I am aware, as I write, that before tonight I had lots of judgments about people who choose to have surgery to lose weight. Actually no, that's not true. I didn't, I had judgments about the doctors who offer the surgery. I felt angry that people are being put under the knife before being offered tools and support to change their relationship with food (other than diets!) which might mean they could avoid such major invasive surgery. How many people I wonder, who opt for bariatric surgery, have been offered the opportunity to work on their overeating in a supportive and positive way? How many of them have talked to other people who understand and hear them with compassion about what it's like to live with body hatred, feeling bad about themselves and stuffing those feelings down with yet another pack of crisps? How many of them really know, before they change their digestive system, sometimes irreversibly, that with support and care and encouragement, they could transform their relationship with food and stop overeating...
And this evening I saw things in a different light. Whatever my views about surgery and the alternatives, I met people who have been thrown a life raft. Their stories moved me and I felt a huge amount of respect and admiration for every one of them. They know, as I know, that the surgery offers them a tool, one way to manage their eating and they also know that there's lots of work to do to change their relationship with food once they've undergone the procedure. That the surgery alone is not enough. Without making changes the weight comes back on, just like it always does. When we don't know how to manage the reasons we overeat, when we don't know how to deal with it when every bone in our body wants to eat, when the urge to fill ourselves up with something, anything, is so great, so overwhelming, that it feels as if it controls every fibre of our being, then even a gastric bypass cannot keep the pounds at bay.
The surgery is not THE answer and it does make an enormous difference to some people's lives. It is so easy to judge, to think that people who opt for surgery are taking the easy option. That is definitely not the case. Only those who have been there understand the utter desperation, misery and anguish that accompanies being overweight and/or yoyoing up and down year after year, for decades. The diets fail us, the dietitians, nutritionists, doctors, therapists... they all fail us. None of them offer a realistic, lifelong solution. So where do we go when we reach the end of the road? With stone upon stone to lose?
Beyond Chocolate offers people hope, not just because we look at our relationship with food from every angle; what we eat, how we eat, why we eat... we look at emotional eating and body image, we deal with exercise and healthy eating. And we do all that with kindness and compassion. We don't patronise people - we know that they know everything there is to know about food and diets what they 'should' or shouldn't eat. They could probably write a book about it! We don't just offer a one dimensional fix. We show people exactly how to change the way they eat in a way that is sustainable and real. Gradually, one step at a time. And sadly Beyond Chocolate and it's cousins (the few that exist out there) are not offered to people by GPs because we have not yet had the financial good fortune to invest in research to 'prove' that what we do works.

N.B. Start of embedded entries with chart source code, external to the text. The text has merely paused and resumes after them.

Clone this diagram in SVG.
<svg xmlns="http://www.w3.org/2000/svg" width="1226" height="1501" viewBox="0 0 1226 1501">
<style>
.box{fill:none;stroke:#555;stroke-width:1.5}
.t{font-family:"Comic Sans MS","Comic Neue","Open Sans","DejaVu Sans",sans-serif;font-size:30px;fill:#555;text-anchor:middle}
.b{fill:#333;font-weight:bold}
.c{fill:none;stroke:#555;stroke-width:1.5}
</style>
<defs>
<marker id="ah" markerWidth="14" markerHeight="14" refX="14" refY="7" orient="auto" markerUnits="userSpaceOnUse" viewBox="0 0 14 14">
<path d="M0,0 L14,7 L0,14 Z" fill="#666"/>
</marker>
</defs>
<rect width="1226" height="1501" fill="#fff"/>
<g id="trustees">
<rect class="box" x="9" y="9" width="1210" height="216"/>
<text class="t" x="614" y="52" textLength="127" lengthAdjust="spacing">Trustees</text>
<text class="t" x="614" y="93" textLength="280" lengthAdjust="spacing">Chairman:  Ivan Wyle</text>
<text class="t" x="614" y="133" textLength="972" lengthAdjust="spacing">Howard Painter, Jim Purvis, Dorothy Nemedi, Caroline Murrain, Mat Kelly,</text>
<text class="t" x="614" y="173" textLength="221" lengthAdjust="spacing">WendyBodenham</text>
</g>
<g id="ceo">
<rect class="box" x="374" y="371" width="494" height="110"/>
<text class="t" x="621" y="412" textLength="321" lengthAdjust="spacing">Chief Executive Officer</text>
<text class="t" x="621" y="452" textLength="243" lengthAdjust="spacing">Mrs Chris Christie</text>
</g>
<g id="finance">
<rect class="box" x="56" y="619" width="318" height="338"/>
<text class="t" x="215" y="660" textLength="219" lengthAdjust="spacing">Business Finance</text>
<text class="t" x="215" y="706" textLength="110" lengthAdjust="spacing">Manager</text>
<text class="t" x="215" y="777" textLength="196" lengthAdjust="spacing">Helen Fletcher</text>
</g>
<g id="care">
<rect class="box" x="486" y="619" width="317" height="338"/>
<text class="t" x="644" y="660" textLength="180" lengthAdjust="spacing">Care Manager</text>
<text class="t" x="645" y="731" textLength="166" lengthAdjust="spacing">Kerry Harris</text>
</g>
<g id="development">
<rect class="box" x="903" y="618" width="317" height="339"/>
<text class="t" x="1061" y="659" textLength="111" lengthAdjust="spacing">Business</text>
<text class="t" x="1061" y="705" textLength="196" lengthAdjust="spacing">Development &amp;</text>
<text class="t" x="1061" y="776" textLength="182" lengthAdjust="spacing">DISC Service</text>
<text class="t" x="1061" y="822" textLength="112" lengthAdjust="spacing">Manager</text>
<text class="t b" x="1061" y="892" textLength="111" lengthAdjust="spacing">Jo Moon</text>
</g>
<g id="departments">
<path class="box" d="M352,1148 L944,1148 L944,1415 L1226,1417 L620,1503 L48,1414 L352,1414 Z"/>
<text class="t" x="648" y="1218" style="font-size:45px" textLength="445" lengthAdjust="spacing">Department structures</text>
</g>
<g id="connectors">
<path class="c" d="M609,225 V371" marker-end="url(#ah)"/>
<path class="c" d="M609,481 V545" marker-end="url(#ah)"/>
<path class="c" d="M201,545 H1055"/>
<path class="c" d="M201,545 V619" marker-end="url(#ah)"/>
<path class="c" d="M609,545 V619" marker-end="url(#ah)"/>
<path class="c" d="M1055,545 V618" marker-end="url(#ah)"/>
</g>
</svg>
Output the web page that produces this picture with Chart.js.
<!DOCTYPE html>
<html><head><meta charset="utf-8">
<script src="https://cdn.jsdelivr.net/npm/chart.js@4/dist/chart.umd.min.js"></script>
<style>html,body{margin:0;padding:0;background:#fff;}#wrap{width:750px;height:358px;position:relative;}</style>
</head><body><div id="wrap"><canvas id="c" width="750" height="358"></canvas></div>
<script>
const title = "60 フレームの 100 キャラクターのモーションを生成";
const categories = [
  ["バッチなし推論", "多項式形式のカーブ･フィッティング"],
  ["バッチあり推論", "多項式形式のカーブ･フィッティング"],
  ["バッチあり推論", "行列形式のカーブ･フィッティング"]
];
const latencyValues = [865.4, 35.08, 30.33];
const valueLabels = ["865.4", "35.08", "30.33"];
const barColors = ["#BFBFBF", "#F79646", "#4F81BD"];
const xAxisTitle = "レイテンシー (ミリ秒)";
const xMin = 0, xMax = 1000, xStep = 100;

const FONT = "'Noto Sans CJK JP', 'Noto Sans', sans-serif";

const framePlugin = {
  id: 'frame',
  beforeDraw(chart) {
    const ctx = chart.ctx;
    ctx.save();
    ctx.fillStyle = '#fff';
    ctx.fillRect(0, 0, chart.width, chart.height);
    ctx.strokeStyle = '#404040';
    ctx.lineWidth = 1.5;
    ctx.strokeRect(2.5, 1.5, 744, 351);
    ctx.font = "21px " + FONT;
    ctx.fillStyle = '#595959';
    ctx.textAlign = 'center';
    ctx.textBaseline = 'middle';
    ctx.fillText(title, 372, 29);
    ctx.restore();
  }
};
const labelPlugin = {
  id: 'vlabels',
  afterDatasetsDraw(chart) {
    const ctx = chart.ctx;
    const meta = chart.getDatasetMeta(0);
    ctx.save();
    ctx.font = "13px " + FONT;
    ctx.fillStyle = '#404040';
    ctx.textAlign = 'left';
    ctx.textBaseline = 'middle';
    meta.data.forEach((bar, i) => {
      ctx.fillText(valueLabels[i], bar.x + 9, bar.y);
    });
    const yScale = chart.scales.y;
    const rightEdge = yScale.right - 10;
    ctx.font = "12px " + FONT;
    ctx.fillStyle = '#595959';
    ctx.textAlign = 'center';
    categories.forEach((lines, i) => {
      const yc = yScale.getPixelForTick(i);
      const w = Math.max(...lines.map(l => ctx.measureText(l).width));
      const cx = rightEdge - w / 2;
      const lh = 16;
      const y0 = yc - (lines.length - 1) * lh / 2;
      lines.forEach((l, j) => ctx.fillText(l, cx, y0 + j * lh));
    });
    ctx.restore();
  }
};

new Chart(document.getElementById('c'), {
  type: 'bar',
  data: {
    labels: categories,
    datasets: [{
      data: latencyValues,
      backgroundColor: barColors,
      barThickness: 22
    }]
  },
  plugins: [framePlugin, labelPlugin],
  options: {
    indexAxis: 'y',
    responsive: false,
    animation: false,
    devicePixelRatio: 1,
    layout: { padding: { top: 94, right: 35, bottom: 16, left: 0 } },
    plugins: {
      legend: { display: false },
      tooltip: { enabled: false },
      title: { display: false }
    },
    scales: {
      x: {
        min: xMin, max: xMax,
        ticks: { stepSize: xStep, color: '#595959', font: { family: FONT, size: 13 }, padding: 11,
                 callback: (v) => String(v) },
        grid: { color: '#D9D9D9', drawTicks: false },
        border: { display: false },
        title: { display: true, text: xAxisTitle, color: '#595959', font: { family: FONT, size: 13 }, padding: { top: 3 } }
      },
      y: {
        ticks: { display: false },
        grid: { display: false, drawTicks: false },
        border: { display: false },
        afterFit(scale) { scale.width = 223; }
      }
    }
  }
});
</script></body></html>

While GPs reluctantly or happily refer people to the good old slimming clubs (who can afford the glossy brochures and so called research showing how much weight people lose - but not how much they invariably regain!), we remain the prerogative of those who can afford to pay and have the good fortune to come across us or hear about us through word of mouth or on the internet. We're working on it! Slowly but surely we are gaining ground. We'll get there.
We are committed and passionate about empowering women (and men) to know and trust their bodies and to taste the freedom that comes from a healthy balanced relationship with food. And that means anyone, however they choose to support themselves, including bariatric surgery.
I am so grateful to have been invited to speak at the BOSPA meeting tonight. I left feeling moved, honored and much better informed and with huge admiration for all the participants and Georgina, the woman who runs such a supportive and encouraging group.